Justice David S. Wiggins pointed out that society’s notion of what was acceptable in marriage had evolved over time. “Thirty years ago you couldn’t have interracial marriage — I mean things are just changing, is marriage, as you call it, a static relationship?”
The Iowa Supreme Court heard oral arguments in the case of Varnum v. Brien on Tuesday 12/9.
At the core of this case is the question of whether or not Iowa’s 10 year-old definition of a valid marriage as only “between a male and female” violates the Iowa Constitution’s guarantees of equal treatment and due process.
It looks like activists judges rear their ugly heads in Iowa too. Six same-sex couples financed and represented by the national gay and lesbian rights group Lambda Legal, sued the Polk County Recorder and Registrar Timothy Brien in 2005, after his office denied them marriage licenses. Polk County District Court Judge Robert Hanson sided with the couples in a ruling last year but then suspended his decision pending a high court ruling on the matter.
“The law is extremely over-inclusive in its attempt to strengthen heterosexual marriage and procreation by preventing an entire distinct group of individuals — homosexuals — from marrying,” Judge Hanson wrote.
A trial court judge ruled last year that the law was unconstitutional and that a dozen gay men and lesbians had been wrongly denied marriage licenses in Polk County, which includes the state capital, Des Moines.
The state, i.e. the Polk County attorney’s office appealed the lower-court ruling to the Iowa Supreme Court on the grounds that,
[Judge] Hanson erred in his 2007 ruling and that the county had followed the “clear, unambiguous language” of state law.

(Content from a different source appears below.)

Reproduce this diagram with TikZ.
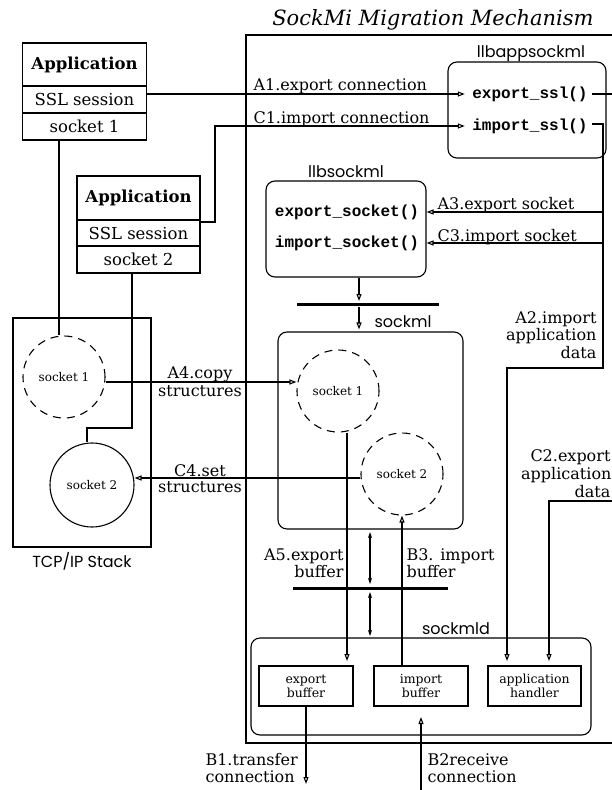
\documentclass[tikz,border=0pt]{standalone}
\usepackage{fontspec}
\setmainfont{DejaVu Serif}
\newfontfamily\codefont{Liberation Mono}
\newfontfamily\labfont{Poppins}
\usetikzlibrary{arrows.meta}
\begin{document}
\begin{tikzpicture}[x=1pt,y=-1pt,line width=1.1pt,
  lbl/.style={font=\fontsize{16}{18}\selectfont,inner sep=0pt},
  codet/.style={font=\codefont\bfseries\fontsize{16}{18}\selectfont,inner sep=0pt},
  modl/.style={font=\labfont\fontsize{16}{18}\selectfont,inner sep=0pt},
  cell/.style={draw,minimum width=124pt,inner sep=0pt,font=\fontsize{16.5}{18}\selectfont},
  headcell/.style={cell,font=\bfseries\fontsize{16.5}{18}\selectfont},
  rbox/.style={draw,rounded corners=9pt,inner sep=0pt},
  sbox/.style={draw,inner sep=0pt,minimum width=94pt,minimum height=40pt,align=center,font=\fontsize{12.5}{14}\selectfont},
  dcirc/.style={draw,circle,dash pattern=on 8pt off 6pt,minimum size=82pt,inner sep=0pt,font=\fontsize{12}{13}\selectfont},
  scirc/.style={draw,circle,minimum size=84pt,inner sep=0pt,font=\fontsize{12}{13}\selectfont},
  oarr/.style={-{Triangle[open,length=7pt,width=5pt]}},
  darr/.style={{Stealth[length=6pt,width=4pt]}-{Stealth[length=6pt,width=4pt]}},
  barline/.style={line width=3pt}
]
\useasboundingbox (0,0) rectangle (612,790);

% title and frame
\node[font=\itshape\fontsize{21}{24}\selectfont,inner sep=0pt,anchor=base] (title) at (433,25) {SockMi Migration Mechanism};
\coordinate (fr1) at (612,35);
\coordinate (fr2) at (246,35);
\coordinate (fr3) at (246,743);
\coordinate (fr4) at (612,743);
\draw (fr1) -- (fr2) -- (fr3) -- (fr4);

% applications
\node[headcell,minimum height=43pt] (app1h) at (84.5,64.5) {Application};
\node[cell,minimum height=27pt] (app1s) at (84.5,99.5) {SSL session};
\node[cell,minimum height=27pt] (app1k) at (84.5,126.5) {socket 1};
\node[headcell,minimum width=123pt,minimum height=44pt] (app2h) at (138.5,198) {Application};
\node[cell,minimum width=123pt,minimum height=26pt] (app2s) at (138.5,233) {SSL session};
\node[cell,minimum width=123pt,minimum height=27pt] (app2k) at (138.5,259.5) {socket 2};

% llbappsockml
\node[rbox,minimum width=158pt,minimum height=96pt] (llbapp) at (527,110) {};
\node[modl,anchor=base] (llbappl) at (531,57) {llbappsockml};
\node[codet] (exssl) at (530,94) {export\_ssl()};
\node[codet] (imssl) at (530,126) {import\_ssl()};

% llbsockml
\node[rbox,minimum width=160pt,minimum height=96pt] (llbs) at (346,229) {};
\node[modl,anchor=base] (llbsl) at (346,177) {llbsockml};
\node[codet] (exsock) at (347,212) {export\_socket()};
\node[codet] (imsock) at (347,243) {import\_socket()};

% sockml
\node[rbox,minimum width=185pt,minimum height=197pt] (sockml) at (370.5,430.5) {};
\node[modl,anchor=base west] (sockmll) at (374,327) {sockml};
\node[dcirc] (ms1) at (338,391) {socket 1};
\node[dcirc] (ms2) at (402,474) {socket 2};

% TCP/IP stack
\node[draw,minimum width=138pt,minimum height=229pt,inner sep=0pt] (tcp) at (82,432.5) {};
\node[modl,anchor=base] (tcpl) at (82,567) {TCP/IP Stack};
\node[dcirc] (ts1) at (64,377) {socket 1};
\node[scirc] (ts2) at (92,485) {socket 2};

% sockmld
\node[rbox,minimum width=340pt,minimum height=97pt] (smld) at (421,686.5) {};
\node[modl,anchor=base] (smldl) at (456,634) {sockmld};
\node[sbox] (ebuf) at (306,686) {export\\buffer};
\node[sbox] (ibuf) at (421,686) {import\\buffer};
\node[sbox,minimum width=93pt] (ahand) at (534.5,686) {application\\handler};

% A1 / C1
\node[lbl,anchor=base west] (a1l) at (253,90) {A1.export connection};
\node[lbl,anchor=base west] (c1l) at (253,123) {C1.import connection};
\draw[oarr] (app1s.east |- exssl) -- ([xshift=-7pt]exssl.west);
\coordinate (c1a) at (215,222);
\draw[oarr] (app2s.east |- c1a) -- (c1a) -- (c1a |- imssl) -- ([xshift=-7pt]imssl.west);

% export_ssl to right edge
\draw[shorten <=4pt] (exssl.east) -- (exssl.east -| fr1);

% import_ssl down the right side to the application handler
\coordinate (rv0) at (603,124);
\coordinate (rv1) at (603,368);
\coordinate (a2c) at (507,368);
\coordinate (a2t) at (507,661);
\draw[oarr,shorten <=4pt] (imssl.east |- rv0) -- (rv0) -- (rv1) -- (a2c) -- (a2t);

% A3 / C3
\node[lbl,anchor=base west] (a3l) at (437,209) {A3.export socket};
\node[lbl,anchor=base west] (c3l) at (437,241) {C3.import socket};
\draw[oarr] (rv0 |- exsock) -- (llbs.east |- exsock);
\draw[oarr] (rv0 |- imsock) -- (llbs.east |- imsock);

% A2 labels
\node[lbl,anchor=base east] (a2l1) at (597,323) {A2.import};
\node[lbl,anchor=base east] (a2l2) at (597,340) {application};
\node[lbl,anchor=base east] (a2l3) at (597,358) {data};

% llbsockml -> bar -> sockml
\coordinate (b1) at (359,301);
\coordinate (barL) at (297,304);
\coordinate (barR) at (439,304);
\draw[oarr] (llbs.south -| b1) -- (b1);
\draw[barline] (barL) -- (barR);
\draw[oarr] ([yshift=-3pt]barL -| b1) -- ([yshift=2pt]sockml.north -| b1);

% A4 / C4
\coordinate (a4) at (0,382);
\coordinate (c4) at (0,478);
\draw[oarr] (ts1.east |- a4) -- (ms1.west |- a4);
\draw[oarr] (ms2.west |- c4) -- (ts2.east |- c4);
\node[lbl,anchor=base] (a4l1) at (200,378) {A4.copy};
\node[lbl,anchor=base] (a4l2) at (200,396) {structures};
\node[lbl,anchor=base] (c4l1) at (200,476) {C4.set};
\node[lbl,anchor=base] (c4l2) at (200,492) {structures};

% application sockets to TCP sockets
\coordinate (s1x) at (59,0);
\draw (app1k.south -| s1x) -- (ts1.north -| s1x);
\coordinate (s2a) at (132,428);
\coordinate (s2b) at (87,428);
\draw (app2k.south -| s2a) -- (s2a) -- (s2b) -- (ts2.north -| s2b);

% sockml <-> sockmld
\coordinate (exT) at (347,661);
\draw[oarr] (ms1.south -| exT) -- (exT);
\draw[oarr] (ibuf.north -| ms2.south) -- (ms2.south);
\coordinate (d1a) at (370,532);
\coordinate (d1b) at (370,584);
\coordinate (d2a) at (370,592);
\coordinate (d2b) at (370,636);
\draw[darr] (d1a) -- (d1b);
\draw[darr] (d2a) -- (d2b);
\coordinate (bar2L) at (293,588);
\coordinate (bar2R) at (448,588);
\draw[barline] (bar2L) -- (bar2R);
\node[lbl,anchor=base east] (a5l1) at (344,560) {A5.export};
\node[lbl,anchor=base east] (a5l2) at (344,577) {buffer};
\node[lbl,anchor=base west] (b3l1) at (406,560) {B3. import};
\node[lbl,anchor=base west] (b3l2) at (406,577) {buffer};

% C2
\coordinate (c2a) at (612,501);
\coordinate (c2b) at (549,501);
\coordinate (c2t) at (549,661);
\draw[oarr] (c2a) -- (c2b) -- (c2t);
\node[lbl,anchor=base east] (c2l1) at (611,461) {C2.export};
\node[lbl,anchor=base east] (c2l2) at (612,479) {application};
\node[lbl,anchor=base east] (c2l3) at (611,497) {data};

% B1 / B2
\coordinate (b1t) at (306,784);
\draw[oarr] (ebuf.south) -- (b1t);
\coordinate (b2s) at (421,790);
\coordinate (b2t) at (421,717);
\draw[oarr] (b2s) -- (b2t);
\node[lbl,anchor=base west] (b1l1) at (205,765) {B1.transfer};
\node[lbl,anchor=base west] (b1l2) at (205,782) {connection};
\node[lbl,anchor=base west] (b2l1) at (427,765) {B2receive};
\node[lbl,anchor=base west] (b2l2) at (427,782) {connection};
\end{tikzpicture}
\end{document}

In a case that could make Iowa the first Midwestern state to legalize same-sex marriage, the Iowa Supreme Court pressed lawyers for both sides with sharp questions on topics like the 4,000-year-old history of marriage and whether a ruling favoring gay couples would open the door to polygamy. [Several justices challenged the attorneys on this issue].
I say that any ruling allowing the marriage of same-sex couples would most definitely be geared towards the further disintegration of the already tattered moral fiber of American society. Dennis Johnson, a Des Moines lawyer, criticized Polk County’s arguments about possible long-term damage to marriage as “highly speculative,” and cast the law as an intrusion on equal rights. I don’t understand how this guy could classify the potential for damage as “highly speculative.” Studies on the issue abound, and the facts and statistics of the long term effects of same-sex marriage are horrifically present. Johnson should be very clear on this, but apparently chooses to “speculate” despite the information that is available.
Many questions arose during oral arguments, and issues such as the following will have to be sorted out:
“Where was the line, they asked, between religious and governmental interests in definitions of marriage? How did the state’s defense of the law defining marriage differ from the way it might have once defended now-defunct laws barring interracial marriage? Would allowing same-sex marriage encourage more gay couples to adopt, and was there anything wrong with that?”
An assistant attorney for Polk County, Roger J. Kuhle, said the core of marriage, historically, was about children and creating stable systems for procreation.
“The essential factor of marriage, which is procreation, which is raising children, which is replenishing society, has never changed,” Mr. Kuhle told the court.